In 2014 Everett was working at a large bank that, despite its large loan volume, was still turning down a considerable number of small business loan applicants. The bank’s strategy for expanding its commercial loan activity was to purchase loans from community banks. However, this initiative coincided with a decrease in the total number of community banks due to a series of mergers and acquisitions. This meant fewer community banks doing small business lending and fewer loans for larger banks to purchase, creating a critical market gap for underserved small business owners. This is where Lendistry comes in.
Providing loans in the range of $50,000 to $2,000,000, “The back of the envelope business plan was to create an alternative financing company that could serve this market and have larger banks purchase our loans,” says Everett. In this way banks would be able to better fulfill their community obligations and underserved entrepreneurs would have the capital they needed to grow their businesses. Partnering with a community bank at the outset, which was later acquired, Lendistry became a CDFI in 2016 so it could partner with larger financial institutions from a funding perspective and continue to serve their community.
The company’s youth and community focus are Lendistry’s strengths. “Our successes and challenges go hand in hand,” says Everett, “Our youth in this industry means we’re open to change and innovation. One of our biggest successes is the unique team we’ve built. We’ve drawn people from the banking world and people who care about the community in a broad sense. We speak eight languages from Spanish to Korean, and this separates us from the norm.” This openness to innovation extends to the way Lendistry leverages technology. “Lendistry has built our lending platforms from scratch atop of more traditional processes, like making SBA loans smoother and more user-friendly. It’s impossible to build everything,” states Everett, “but from a data management perspective we have a lot of our own systems and can be self-reliant because of it.”
In terms of the needs of entrepreneurs in growing their businesses, Everett takes a unique perspective informed by his time in both the banking and community development worlds. “There’s been a hyper concentration on affordable housing and microlending in the CDFI space,” says Everett. “I think that’s good but from a macro-perspective, with banks making the operational decision to focus on loans above $1,000,000 and CDFIs focusing on loans less than $50,000, there’s just a huge gap. That’s the space we’re trying to fill.” According to Everett, in order for businesses to grow, create jobs, and create wealth in their communities, there needs to be more of a focus on helping these mid-sized businesses get the capital they need. “We’re helping the LMI population because, for 19% of the businesses we help, 40% of their employees would qualify as low-income.

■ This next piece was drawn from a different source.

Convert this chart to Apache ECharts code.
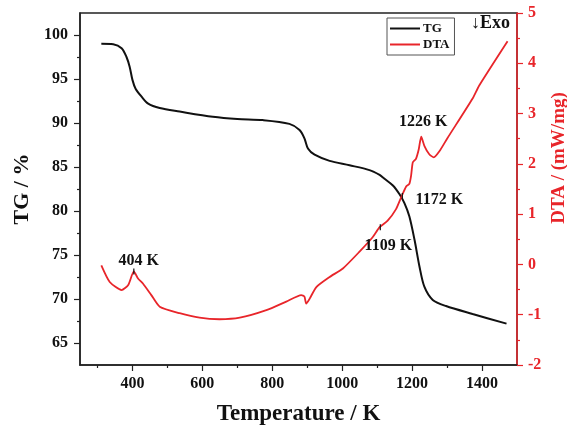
<!DOCTYPE html>
<html>
<head>
<meta charset="utf-8">
<script src="https://cdn.jsdelivr.net/npm/echarts@6/dist/echarts.min.js"></script>
<style>
  html, body { margin: 0; padding: 0; background: #fff; }
  #main { width: 567px; height: 430px; }
</style>
</head>
<body>
<div id="main"></div>
<script>
// TG curve: temperature (K) / mass (%)
var tgTemp = [311, 345, 369, 383, 392, 400, 409, 426, 445, 478, 535, 630, 700, 773, 849, 878, 892, 902, 921, 964, 1021, 1078, 1107, 1120, 1145, 1164, 1178, 1192, 1207, 1221, 1235, 1259, 1297, 1373, 1470];
var tgMass = [99.0, 98.95, 98.5, 97.5, 96.4, 94.9, 93.9, 93.0, 92.2, 91.7, 91.3, 90.7, 90.45, 90.33, 89.9, 89.2, 88.25, 87.1, 86.4, 85.7, 85.2, 84.65, 84.1, 83.7, 82.9, 81.9, 80.9, 79.4, 76.7, 73.7, 71.4, 69.9, 69.2, 68.3, 67.2];

// DTA curve: temperature (K) / heat flow (mW/mg)
var dtaTemp = [311, 335, 369, 388, 404, 416, 430, 454, 478, 535, 592, 649, 707, 783, 840, 883, 892, 897, 907, 926, 964, 1002, 1049, 1087, 1107, 1130, 1154, 1169, 1183, 1192, 1197, 1202, 1211, 1219, 1226, 1235, 1249, 1262, 1278, 1300, 1373, 1392, 1473];
var dtaFlow = [-0.02, -0.35, -0.51, -0.41, -0.14, -0.28, -0.38, -0.61, -0.84, -0.97, -1.06, -1.09, -1.06, -0.91, -0.74, -0.61, -0.64, -0.78, -0.68, -0.45, -0.25, -0.08, 0.25, 0.54, 0.74, 0.87, 1.1, 1.34, 1.55, 1.6, 1.76, 2.03, 2.1, 2.29, 2.54, 2.36, 2.19, 2.13, 2.25, 2.5, 3.3, 3.56, 4.44];

// marked DTA points
var peakTemp = [404, 1109, 1172, 1226];
var peakFlow = [-0.14, 0.74, 1.36, 2.54];
var peakText = ['404 K', '1109 K', '1172 K', '1226 K'];

// tick values
var xMajor = [400, 600, 800, 1000, 1200, 1400];
var xMinor = [300, 500, 700, 900, 1100, 1300];
var tgMajor = [65, 70, 75, 80, 85, 90, 95, 100];
var tgMinor = [67.5, 72.5, 77.5, 82.5, 87.5, 92.5, 97.5];

var RED = '#e8252a';
var INK = '#111';
var SERIF = '"Liberation Serif", "DejaVu Serif", serif';

function zip(a, b) {
  return a.map(function (v, i) { return [v, b[i]]; });
}

// label offsets for the peak texts (pixels)
var peakOffset = [[5, -11], [8, 19], [37, 4], [2, -15]];
var peakTick = [true, true, true, false];

var markData = peakTemp.map(function (t, i) {
  return {
    coord: [t, peakFlow[i]],
    symbol: 'rect',
    symbolSize: peakTick[i] ? [1.2, 6] : 0,
    itemStyle: { color: INK },
    label: {
      show: true,
      formatter: peakText[i],
      position: 'inside',
      offset: peakOffset[i],
      color: INK,
      fontFamily: SERIF,
      fontWeight: 'bold',
      fontSize: 16
    }
  };
});

var chart = echarts.init(document.getElementById('main'), null, { renderer: 'canvas' });

var plain = function (v) { return String(v); };

chart.setOption({
  animation: false,
  backgroundColor: '#fff',
  grid: {
    left: 80, right: 50, top: 13, bottom: 65,
    containLabel: false, outerBoundsMode: 'none',
    show: true, borderColor: '#222', borderWidth: 1.5
  },
  legend: {
    orient: 'vertical',
    left: 387, top: 18,
    padding: [4, 5, 4, 3],
    itemGap: 3,
    itemWidth: 30, itemHeight: 2,
    icon: 'rect',
    borderColor: '#555', borderWidth: 1,
    textStyle: { fontFamily: SERIF, fontWeight: 'bold', fontSize: 13, color: INK, padding: [0, 0, 0, -2] },
    data: ['TG', 'DTA']
  },
  graphic: [{
    type: 'text',
    left: 471, top: 14,
    style: { text: '↓Exo', fontFamily: SERIF, fontWeight: 'bold', fontSize: 18, fill: INK }
  }, {
    // right axis title
    type: 'text',
    x: 559, y: 158,
    rotation: Math.PI / 2,
    style: {
      text: 'DTA / (mW/mg)', fontFamily: SERIF, fontWeight: 'bold', fontSize: 19, fill: RED,
      align: 'center', verticalAlign: 'middle'
    }
  }],
  xAxis: [{
    type: 'value', min: 250, max: 1500, position: 'bottom',
    name: 'Temperature / K', nameLocation: 'middle', nameGap: 38,
    nameTextStyle: { fontFamily: SERIF, fontWeight: 'bold', fontSize: 23, color: INK },
    axisLine: { show: true, onZero: false, lineStyle: { color: '#222', width: 1.5 } },
    axisTick: { show: true, customValues: xMajor, length: 6, lineStyle: { color: '#222', width: 1.2 } },
    axisLabel: { customValues: xMajor, formatter: plain, margin: 11, fontFamily: SERIF, fontWeight: 'bold', fontSize: 16, color: INK },
    splitLine: { show: false }
  }, {
    type: 'value', min: 250, max: 1500, position: 'bottom',
    axisLine: { show: false, onZero: false },
    axisTick: { show: true, customValues: xMinor, length: 3, lineStyle: { color: '#222', width: 1.2 } },
    axisLabel: { show: false },
    splitLine: { show: false }
  }],
  yAxis: [{
    type: 'value', min: 62.5, max: 102.5, position: 'left',
    name: 'TG / %', nameLocation: 'middle', nameGap: 47, nameRotate: 90,
    nameTextStyle: { fontFamily: SERIF, fontWeight: 'bold', fontSize: 22, color: INK },
    axisLine: { show: true, onZero: false, lineStyle: { color: '#222', width: 1.5 } },
    axisTick: { show: true, customValues: tgMajor, length: 6, lineStyle: { color: '#222', width: 1.2 } },
    axisLabel: { customValues: tgMajor, formatter: plain, margin: 12, fontFamily: SERIF, fontWeight: 'bold', fontSize: 16, color: INK },
    splitLine: { show: false }
  }, {
    type: 'value', min: 62.5, max: 102.5, position: 'left',
    axisLine: { show: false, onZero: false },
    axisTick: { show: true, customValues: tgMinor, length: 3, lineStyle: { color: '#222', width: 1.2 } },
    axisLabel: { show: false },
    splitLine: { show: false }
  }, {
    type: 'value', min: -2, max: 5, interval: 1, position: 'right',
    axisLine: { show: true, onZero: false, lineStyle: { color: RED, width: 1.5 } },
    axisTick: { show: true, length: 6, lineStyle: { color: RED, width: 1.2 } },
    minorTick: { show: true, splitNumber: 2, length: 3, lineStyle: { color: RED, width: 1.2 } },
    axisLabel: { margin: 11, fontFamily: SERIF, fontWeight: 'bold', fontSize: 16, color: RED },
    splitLine: { show: false }
  }],
  series: [{
    name: 'TG', type: 'line', xAxisIndex: 0, yAxisIndex: 0,
    data: zip(tgTemp, tgMass),
    smooth: 0.3, showSymbol: false,
    lineStyle: { color: INK, width: 2 },
    itemStyle: { color: INK }
  }, {
    name: 'DTA', type: 'line', xAxisIndex: 0, yAxisIndex: 2,
    data: zip(dtaTemp, dtaFlow),
    smooth: 0.2, showSymbol: false,
    lineStyle: { color: RED, width: 1.8 },
    itemStyle: { color: RED },
    markPoint: { silent: true, data: markData }
  }]
});
</script>
</body>
</html>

We support those jobs. We also care about minority businesses, women, and people of color, because they have jumped into the entrepreneurial space in a major way,” says Everett. In his view, “if we don’t uphold these populations and provide the financing in this space,” the alternative for these borrowers is high-cost lending with potentially terrible results.
Lendistry became a BBoR Signatory after engaging with RBLC members Community Investment Management and Opportunity Fund. Already a responsible lender, the BBoR was a natural fit for the organization. “CDFIs are supposed to go where banks can’t go. That’s our job,” says Everett. Lendistry does this using innovative technology, driven staff, and an eye towards the community. This is what makes them an important signatory of the BBoR.
We thank Lendistry for taking the time to talk with us about their lending and the importance of the Small Business Borrower’s Bill of Rights in the small business lending Industry.